Most Bowdoin students love watching films, but there are also those Bowdoin students who love to make films. Next Saturday, The Bowdoin Film Society will host the annual Student Film Festival, where the Bowdoin community will have the opportunity to watch a series of student-made films.

The spring film festival is different from the popular 48-hour film festival that takes place in the fall. While the fall festival invited students to make spur-of-the-moment films, the spring festival allows students to dive into filmmaking. Students who submit to the spring festival have months to prepare their films for submission.

The Film Society began accepting submissions on April 29, and will select the winning film from the nine total submissions prior to the screening on May 15.

While the group will still be accepting submissions until May 13, films submitted after April 29 will be shown in the festival but will not be judged for the competition.

Luke Delahanty '10, President of the Film Society, expects more films to be submitted before the festival.

"There were a lot of technical difficulties for some groups, and some others just didn't get things thrown together soon enough, so there could be five other films shown out of competition that will be made before the festival in the coming two weeks," said Delahanty.

All classes are represented in the competitive film pool except for the first year class.

"However, I've spoken to three [first years] who hope to put something in [the festival] out of competition," said Delahanty.

Delahanty did notice some trends in the topics covered by the competition pieces in the film festival.

"This year I feel like a theme that runs through most of the submissions is star-crossed love," said Delahanty.

"Most of the submissions involve varying degrees of love between a man and woman that range from pedophilia to pure and is doomed for varying reasons," he added.

After the competition pieces were submitted, film students made nominations for the winner.

After watching each nominated work, a group of faculty film scholars will choose the final winners.

On the night of the festival, an additional award will be given to the audience's favorite film.

The official judging is based on loose criteria, such as "excellence in the use of supplement or enhance the overall effect of the film" for the Best Sound category and "for excellence in assembly, creative alteration, and overall flow of shots to create a film" for the Best Editing category.

There are 10 categories in which films have been nominated: Best Actor, Actress, Supporting Player, Sound, Original Score, Writing, Cinematography, Editing, Director and Picture.

The winners in each category receive a gift certificate to Bart and Greg's DVD Explosion and a polar bear statuette.

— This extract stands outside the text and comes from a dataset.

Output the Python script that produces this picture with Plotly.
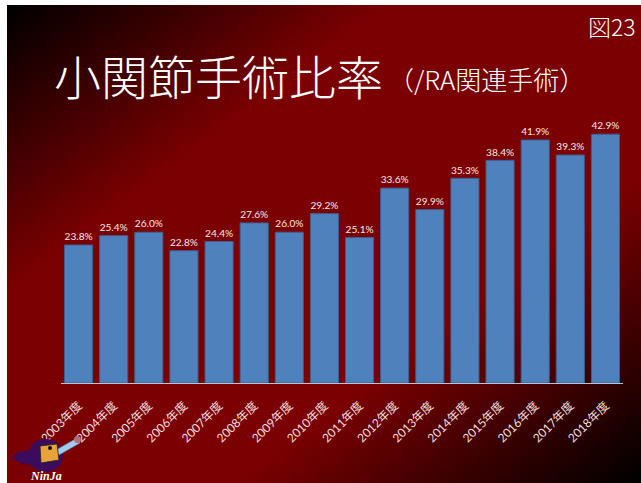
import base64, struct, zlib
import numpy as np
import plotly.graph_objects as go

# ---- data ----
years = ["2003年度", "2004年度", "2005年度", "2006年度", "2007年度", "2008年度",
         "2009年度", "2010年度", "2011年度", "2012年度", "2013年度", "2014年度",
         "2015年度", "2016年度", "2017年度", "2018年度"]
ratio = [23.8, 25.4, 26.0, 22.8, 24.4, 27.6, 26.0, 29.2, 25.1, 33.6, 29.9, 35.3,
         38.4, 41.9, 39.3, 42.9]
labels = [f"{v:.1f}%" for v in ratio]

title_main = "小関節手術比率"
title_sub = "（/RA関連手術）"
fig_no = "図23"

# ---- geometry ----
FW, FH = 641, 483
ML, MR, MT, MB = 61, 18, 122, 100
PW = FW - ML - MR
PH = FH - MT - MB


def px(x):
    return (x - ML) / PW


def py(y):
    return (FH - MB - y) / PH


# ---- gradient background image (PNG built by hand) ----
W, H = 634, 478
ys, xs = np.mgrid[0:H, 0:W]
t = (xs / (W - 1) + ys / (H - 1)) / 2
f = np.clip(np.minimum(t / 0.30, (1 - t) / 0.32), 0, 1)
img = np.zeros((H, W, 3), dtype=np.uint8)
img[..., 0] = (123 * f).astype(np.uint8)
img[..., 2] = (2 * f).astype(np.uint8)


def make_png(arr):
    h, w, _ = arr.shape
    raw = b"".join(b"\x00" + arr[i].tobytes() for i in range(h))

    def chunk(tag, data):
        c = tag + data
        return struct.pack(">I", len(data)) + c + struct.pack(">I", zlib.crc32(c) & 0xffffffff)

    return (b"\x89PNG\r\n\x1a\n"
            + chunk(b"IHDR", struct.pack(">IIBBBBB", w, h, 8, 2, 0, 0, 0))
            + chunk(b"IDAT", zlib.compress(raw, 9))
            + chunk(b"IEND", b""))


bg_uri = "data:image/png;base64," + base64.b64encode(make_png(img)).decode()

latin = "Lato, 'Noto Sans CJK JP', sans-serif"
cjk = "'Noto Sans CJK JP', sans-serif"

fig = go.Figure()
fig.add_trace(go.Bar(
    x=years, y=ratio, text=labels, textposition="outside",
    textfont=dict(color="#f3e8e8", size=11.5, family=latin),
    marker=dict(color="#4F81BD", line=dict(color="#3d5f8f", width=1)),
    cliponaxis=False, hoverinfo="skip",
))

shapes = []
# Ninja logo (approximation)
purple = "#3b0b5c"
shapes.append(dict(type="path", xref="paper", yref="paper",
                   path=f"M {px(33)},{py(452)} Q {px(22)},{py(448)} {px(12)},{py(457)} "
                        f"Q {px(22)},{py(467)} {px(36)},{py(464)} Z",
                   fillcolor=purple, line=dict(width=0)))
shapes.append(dict(type="circle", xref="paper", yref="paper",
                   x0=px(28), x1=px(63), y0=py(439), y1=py(472),
                   fillcolor=purple, line=dict(width=0)))
shapes.append(dict(type="path", xref="paper", yref="paper",
                   path=f"M {px(56)},{py(450)} L {px(77)},{py(438)} L {px(80)},{py(443)} "
                        f"L {px(59)},{py(455)} Z",
                   fillcolor="#9ecbf0", line=dict(color="#5a7aa0", width=0.5)))
shapes.append(dict(type="circle", xref="paper", yref="paper",
                   x0=px(74), x1=px(81), y0=py(436), y1=py(443),
                   fillcolor="#b07080", line=dict(width=0)))
shapes.append(dict(type="path", xref="paper", yref="paper",
                   path=f"M {px(40)},{py(446)} L {px(57)},{py(444)} L {px(59)},{py(460)} "
                        f"L {px(41)},{py(463)} Z",
                   fillcolor="#e8a43a", line=dict(color="#222", width=0.8)))
shapes.append(dict(type="circle", xref="paper", yref="paper",
                   x0=px(48), x1=px(52), y0=py(446), y1=py(450),
                   fillcolor="#111", line=dict(width=0)))

annotations = [
    dict(text=title_main, xref="paper", yref="paper", x=px(52), y=py(74),
         xanchor="left", yanchor="middle", showarrow=False,
         font=dict(size=47, color="white", family=cjk, weight=300)),
    dict(text=title_sub, xref="paper", yref="paper", x=px(386), y=py(79),
         xanchor="left", yanchor="middle", showarrow=False,
         font=dict(size=26, color="white", family=cjk, weight=300)),
    dict(text=fig_no, xref="paper", yref="paper", x=px(638), y=py(26),
         xanchor="right", yanchor="middle", showarrow=False,
         font=dict(size=23, color="white", family=cjk, weight=300)),
    dict(text="<b><i>NinJa</i></b>", xref="paper", yref="paper", x=px(46), y=py(476),
         xanchor="center", yanchor="middle", showarrow=False,
         font=dict(size=12, color="white", family="'Liberation Serif', serif")),
]

fig.update_layout(
    width=FW, height=FH,
    margin=dict(l=ML, r=MR, t=MT, b=MB, pad=0),
    paper_bgcolor="white", plot_bgcolor="rgba(0,0,0,0)",
    bargap=0.2, showlegend=False,
    images=[dict(source=bg_uri, xref="paper", yref="paper",
                 x=px(7), y=py(5), sizex=W / PW, sizey=H / PH,
                 xanchor="left", yanchor="top", sizing="stretch", layer="below")],
    shapes=shapes, annotations=annotations,
    xaxis=dict(type="category", showline=True, linecolor="#b8c4d8", linewidth=1,
               showgrid=False, zeroline=False, ticks="", tickangle=-45,
               ticklabelstandoff=10,
               tickfont=dict(size=12, color="#f0dede", family=latin),
               fixedrange=True),
    yaxis=dict(visible=False, range=[0, 45], fixedrange=True),
)

fig.write_html("out.html")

While putting together a film is a tedious process, Delahanty said he relishes the experience of being a part of the film festival. "It's something that you struggle through to complete but have a lot of fun doing."

"The feeling when you finish and get to see the vision that has been playing in your head for so long up on the big screen is unbeatable," he added.

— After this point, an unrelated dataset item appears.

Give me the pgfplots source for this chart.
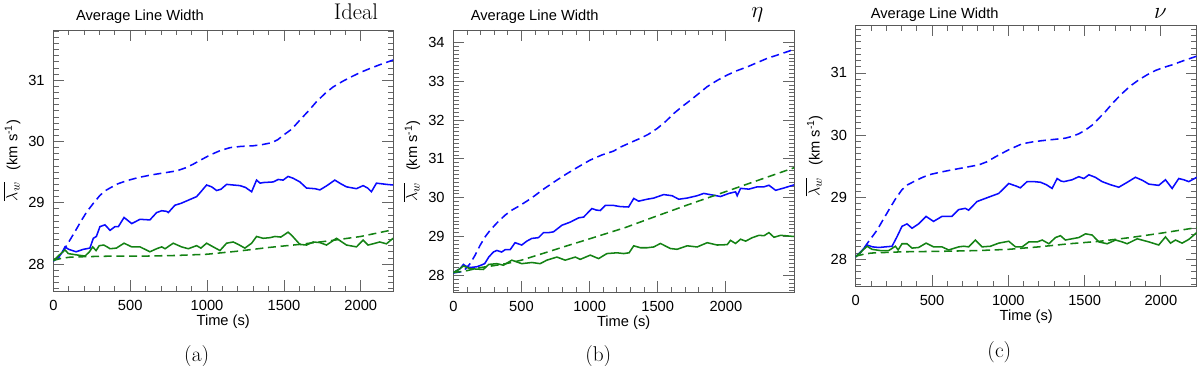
\documentclass[border=0pt]{standalone}
\usepackage{fontspec}
\usepackage{pgfplots}
\pgfplotsset{compat=1.18}
\newfontfamily\hv{Liberation Sans}
\newcommand\lab{\hv\fontsize{11pt}{13pt}\selectfont}
\definecolor{cblue}{RGB}{10,10,255}
\definecolor{cgreen}{RGB}{20,130,20}
\pgfplotsset{
  myax/.style={
    scale only axis,
    anchor=south west,
    axis line style={draw=black!65, line width=0.7pt},
    tick style={draw=black!60, line width=0.6pt},
    major tick length=8pt,
    minor tick length=4pt,
    xtick={0,500,1000,1500,2000},
    minor x tick num=4,
    ytick distance=1,
    minor y tick num=9,
    xmin=0,
    ticklabel style={font=\lab},
    label style={font=\lab},
    /pgf/number format/assume math mode=true,
    /pgf/number format/set thousands separator={},
    yticklabel style={xshift=-3pt},
    xticklabel style={yshift=-3.5pt},
    xlabel={Time (s)},
    ylabel={{\fontsize{13pt}{15pt}\selectfont$\overline{\lambda_w}$}\hspace{0.8em}(km s\textsuperscript{-1})},
    xlabel style={at={(axis description cs:0.5,-0.118)}, anchor=center},
    ylabel style={at={(axis description cs:-0.122,0.5)}, anchor=center},
    every axis plot/.append style={line width=1.15pt},
  },
  bd/.style={cblue, dash pattern=on 6pt off 3.5pt},
  bs/.style={cblue},
  gd/.style={cgreen, dash pattern=on 6pt off 3.5pt},
  gs/.style={cgreen},
}
\begin{document}
\begin{tikzpicture}
\path[use as bounding box] (0,0) rectangle (900pt,274.5pt);
% ---------------- (a) ----------------
\begin{axis}[myax, at={(40pt,56.25pt)}, width=254.8pt, height=195.75pt,
  xmax=2210, ymin=27.56, ymax=31.82]
\addplot[bd] coordinates {(0,28.05) (40,28.12) (76,28.26) (110,28.4) (141,28.53) (180,28.7) (217,28.85) (260,28.99) (303,29.12) (340,29.2) (368,29.24) (420,29.31) (477,29.36) (550,29.41) (628,29.45) (700,29.48) (802,29.52) (860,29.57) (910,29.63) (960,29.7) (1020,29.78) (1084,29.85) (1150,29.9) (1220,29.92) (1300,29.93) (1360,29.95) (1420,29.98) (1460,30.03) (1495,30.1) (1550,30.2) (1604,30.35) (1660,30.5) (1712,30.65) (1770,30.79) (1820,30.89) (1880,30.98) (1950,31.07) (2000,31.13) (2058,31.19) (2120,31.25) (2188,31.31) (2210,31.33)};
\addplot[bs] coordinates {(0,28.05) (30,28.1) (55,28.18) (76,28.28) (100,28.24) (148,28.2) (195,28.24) (238,28.26) (260,28.42) (280,28.45) (303,28.61) (336,28.64) (369,28.55) (401,28.61) (423,28.61) (460,28.76) (510,28.66) (564,28.73) (628,28.72) (672,28.84) (705,28.87) (737,28.86) (748,28.84) (791,28.96) (830,28.99) (867,29.03) (932,29.1) (960,29.18) (997,29.29) (1030,29.26) (1062,29.2) (1090,29.22) (1127,29.3) (1170,29.29) (1214,29.28) (1250,29.25) (1290,29.18) (1322,29.37) (1345,29.32) (1365,29.33) (1430,29.34) (1463,29.38) (1495,29.37) (1527,29.43) (1560,29.4) (1604,29.34) (1647,29.24) (1701,29.23) (1734,29.21) (1780,29.28) (1831,29.37) (1870,29.31) (1907,29.26) (1972,29.23) (2015,29.28) (2045,29.24) (2069,29.18) (2102,29.32) (2135,29.31) (2167,29.3) (2210,29.29)};
\addplot[gs] coordinates {(0,28.05) (40,28.15) (76,28.23) (98,28.17) (148,28.15) (206,28.13) (235,28.2) (256,28.28) (278,28.22) (299,28.3) (328,28.31) (350,28.28) (369,28.25) (410,28.26) (460,28.34) (510,28.28) (564,28.28) (628,28.2) (672,28.25) (705,28.28) (727,28.25) (780,28.34) (834,28.28) (878,28.25) (932,28.3) (960,28.26) (997,28.34) (1040,28.28) (1084,28.22) (1127,28.34) (1170,28.36) (1203,28.32) (1246,28.26) (1290,28.34) (1322,28.45) (1365,28.42) (1409,28.43) (1441,28.45) (1480,28.44) (1527,28.52) (1550,28.47) (1604,28.32) (1647,28.31) (1690,28.36) (1734,28.35) (1777,28.31) (1842,28.42) (1907,28.31) (1972,28.28) (2015,28.39) (2047,28.31) (2080,28.33) (2123,28.36) (2167,28.33) (2210,28.42)};
\addplot[gd] coordinates {(0,28.06) (50,28.09) (100,28.11) (200,28.12) (400,28.13) (600,28.13) (800,28.14) (1000,28.16) (1200,28.21) (1400,28.27) (1600,28.32) (1800,28.38) (2000,28.45) (2210,28.56)};
\end{axis}
% ---------------- (b) ----------------
\begin{axis}[myax, at={(340pt,55.5pt)}, width=255.5pt, height=196.5pt,
  xmax=2500, ymin=27.57, ymax=34.32]
\addplot[bd] coordinates {(0,28.06) (74,28.1) (123,28.3) (160,28.52) (196,28.77) (235,29.0) (270,29.16) (320,29.35) (380,29.55) (430,29.68) (490,29.8) (570,29.98) (662,30.22) (750,30.43) (834,30.62) (920,30.8) (1005,30.97) (1090,31.1) (1176,31.2) (1225,31.3) (1300,31.42) (1373,31.53) (1430,31.63) (1495,31.78) (1560,31.97) (1618,32.17) (1680,32.35) (1740,32.51) (1800,32.68) (1863,32.86) (1936,33.02) (2010,33.16) (2080,33.27) (2157,33.37) (2230,33.48) (2304,33.59) (2400,33.7) (2500,33.82)};
\addplot[bs] coordinates {(0,28.07) (49,28.17) (74,28.28) (90,28.24) (123,28.2) (172,28.22) (196,28.25) (230,28.3) (260,28.47) (294,28.6) (319,28.64) (355,28.6) (380,28.66) (417,28.66) (453,28.84) (502,28.78) (539,28.88) (576,28.95) (625,28.97) (662,29.1) (700,29.1) (735,29.12) (797,29.29) (858,29.37) (919,29.48) (956,29.5) (1017,29.72) (1050,29.68) (1078,29.67) (1115,29.8) (1176,29.8) (1225,29.77) (1286,29.76) (1324,29.98) (1360,29.91) (1422,29.96) (1471,29.99) (1544,30.08) (1605,30.05) (1655,29.96) (1716,29.99) (1789,30.05) (1838,30.11) (1899,30.07) (1961,30.03) (2022,30.11) (2071,30.15) (2083,30.05) (2108,30.24) (2169,30.22) (2231,30.28) (2280,30.28) (2316,30.32) (2365,30.19) (2427,30.25) (2500,30.33)};
\addplot[gs] coordinates {(0,28.07) (40,28.15) (74,28.24) (123,28.17) (172,28.16) (220,28.15) (260,28.28) (319,28.3) (368,28.26) (429,28.39) (502,28.3) (576,28.33) (637,28.3) (686,28.39) (760,28.47) (821,28.39) (895,28.47) (931,28.41) (1005,28.52) (1066,28.43) (1127,28.56) (1201,28.58) (1250,28.56) (1290,28.58) (1324,28.76) (1373,28.71) (1422,28.71) (1470,28.73) (1520,28.82) (1593,28.69) (1642,28.67) (1716,28.76) (1789,28.73) (1863,28.84) (1936,28.78) (2010,28.79) (2034,28.9) (2071,28.82) (2108,28.93) (2145,28.88) (2194,28.97) (2243,29.03) (2280,29.02) (2316,29.1) (2353,28.98) (2402,29.03) (2500,29.0)};
\addplot[gd] coordinates {(0,28.07) (100,28.12) (200,28.2) (300,28.25) (400,28.31) (500,28.39) (600,28.5) (700,28.61) (834,28.76) (1000,28.94) (1262,29.23) (1471,29.5) (1716,29.81) (1961,30.11) (2206,30.41) (2500,30.77)};
\end{axis}
% ---------------- (c) ----------------
\begin{axis}[myax, at={(641.8pt,60pt)}, width=255.75pt, height=195.2pt,
  xmax=2235, ymin=27.57, ymax=31.76]
\addplot[bd] coordinates {(0,28.04) (40,28.13) (74,28.25) (110,28.37) (140,28.47) (180,28.64) (216,28.79) (260,28.97) (303,29.12) (340,29.2) (380,29.25) (430,29.31) (479,29.36) (550,29.4) (632,29.44) (720,29.48) (807,29.52) (860,29.57) (916,29.65) (1000,29.76) (1091,29.86) (1160,29.89) (1222,29.91) (1300,29.93) (1374,29.95) (1420,29.98) (1462,30.02) (1505,30.08) (1550,30.16) (1590,30.26) (1637,30.38) (1690,30.53) (1746,30.67) (1800,30.79) (1856,30.89) (1910,30.97) (1965,31.04) (2020,31.09) (2074,31.13) (2140,31.19) (2235,31.27)};
\addplot[bs] coordinates {(0,28.04) (40,28.14) (74,28.23) (110,28.2) (151,28.19) (195,28.2) (238,28.21) (270,28.36) (303,28.53) (336,28.57) (369,28.5) (412,28.57) (461,28.69) (510,28.61) (565,28.69) (630,28.69) (675,28.8) (718,28.82) (740,28.79) (795,28.93) (871,29.0) (937,29.06) (1003,29.22) (1050,29.18) (1079,29.15) (1123,29.25) (1170,29.25) (1211,29.24) (1250,29.2) (1287,29.14) (1320,29.3) (1345,29.26) (1364,29.25) (1418,29.28) (1462,29.33) (1495,29.3) (1528,29.36) (1570,29.32) (1615,29.25) (1670,29.2) (1724,29.16) (1780,29.24) (1833,29.32) (1880,29.27) (1921,29.21) (1986,29.19) (2030,29.28) (2074,29.14) (2117,29.3) (2150,29.28) (2183,29.25) (2235,29.32)};
\addplot[gs] coordinates {(0,28.04) (40,28.13) (74,28.21) (107,28.16) (162,28.14) (216,28.14) (260,28.21) (278,28.15) (303,28.25) (336,28.25) (369,28.18) (412,28.19) (461,28.26) (510,28.2) (565,28.2) (609,28.15) (675,28.2) (708,28.21) (740,28.2) (784,28.31) (828,28.2) (883,28.21) (937,28.26) (1003,28.29) (1047,28.2) (1091,28.2) (1135,28.28) (1190,28.28) (1222,28.31) (1266,28.25) (1309,28.35) (1342,28.38) (1374,28.31) (1418,28.33) (1462,28.35) (1506,28.41) (1550,28.39) (1593,28.28) (1648,28.25) (1703,28.31) (1746,28.28) (1779,28.25) (1845,28.33) (1921,28.28) (1986,28.23) (2030,28.36) (2063,28.26) (2096,28.31) (2139,28.26) (2183,28.32) (2235,28.43)};
\addplot[gd] coordinates {(0,28.05) (50,28.08) (100,28.1) (300,28.12) (600,28.13) (800,28.14) (1000,28.16) (1200,28.2) (1400,28.25) (1600,28.29) (1800,28.35) (2000,28.42) (2235,28.51)};
\end{axis}
% titles
\node[font=\lab] at (105pt,262.3pt) {Average Line Width};
\node[font=\lab] at (401pt,261.8pt) {Average Line Width};
\node[font=\lab] at (701pt,263.8pt) {Average Line Width};
\node[anchor=base, inner sep=0pt, font=\fontsize{17pt}{19pt}\selectfont] at (267pt,259.5pt) {Ideal};
\node[anchor=base, inner sep=0pt, font=\fontsize{17pt}{19pt}\selectfont] at (568.1pt,261.5pt) {$\eta$};
\node[anchor=base, inner sep=0pt, font=\fontsize{17pt}{19pt}\selectfont] at (870.3pt,260.25pt) {$\nu$};
% captions
\node[inner sep=0pt, font=\fontsize{16pt}{18pt}\selectfont] at (147.5pt,7.5pt) {(a)};
\node[inner sep=0pt, font=\fontsize{16pt}{18pt}\selectfont] at (448.7pt,7.5pt) {(b)};
\node[inner sep=0pt, font=\fontsize{16pt}{18pt}\selectfont] at (749.5pt,10.5pt) {(c)};
\end{tikzpicture}
\end{document}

The films will be shown to the public on May 15 at 7 p.m. in Smith Auditorium, Sills Hall. There will be a small reception preceding the film festival in the lobby.

Those that missed out on this year's festival will be able to compete in the 48-hour film festival in the fall or the film festival next spring.

Delahanty encourages students to try filmmaking and experience the behind-the-scenes process.

"The camera is like a new little eye you get to look through, and when you take charge behind it you end up learning a lot more about business, art, people and the world that you'd think possible, both on and off the screen," he said.


Best Actor: Clint Trenkelbach—The Dreamer; Mo Bader—A Final Flash; Alexi Thomakos—Lullaby, Rob Hughes—Will You Please Be Quiet, Please.

Best Actress: Chelsea Germeyan —A Final Flash; Nicole Roccaforte —Revenge; Lauren Gesswein—The Dreamer; Ursula Morena-VanderLaan—Will You Please Be Quiet, Please

Best Supporting Player: Khaalil LeSaldo—Love at First Fight; Kathleen Lewis—Love at First Fight; Bryant Johnson—A Final Flash; Bryant Johnson—Will You Please Be Quiet, Please.

Best Sound: Lullaby; Love at First Fight; Revenge; Documentary about Buses.

Best Original Score: The Nevermask and the Everone; Won't Let It Go; A Final Flash.

Best Writing: Revenge; The Nevermask and the Everone; Documentary About Buses; A Final Flash.

Best Cinematography: Lullaby, A Final Flash, Will You Please Be Quiet, Please, The Dreamer, The Nervermask and the Everone

Best Editing: Lullaby, Revenge, The Dreamer, The Nevermask and the Everone, A Final Flash

Best Director: Nicole Roccaforte —Revenge; Lucas Delahanty—A Final Flash; Alex Colby, Max Taylor, and Alexi Thomakos—Lullaby; Lucas Delahanty—The Nevermask and the Everone; Peter Griesmer—Will You Please Be Quiet, Please.

Best Picture: The Nevermask and the Everone; A Final Flash; Lullaby; Will You Please Be Quiet; Please, Revenge.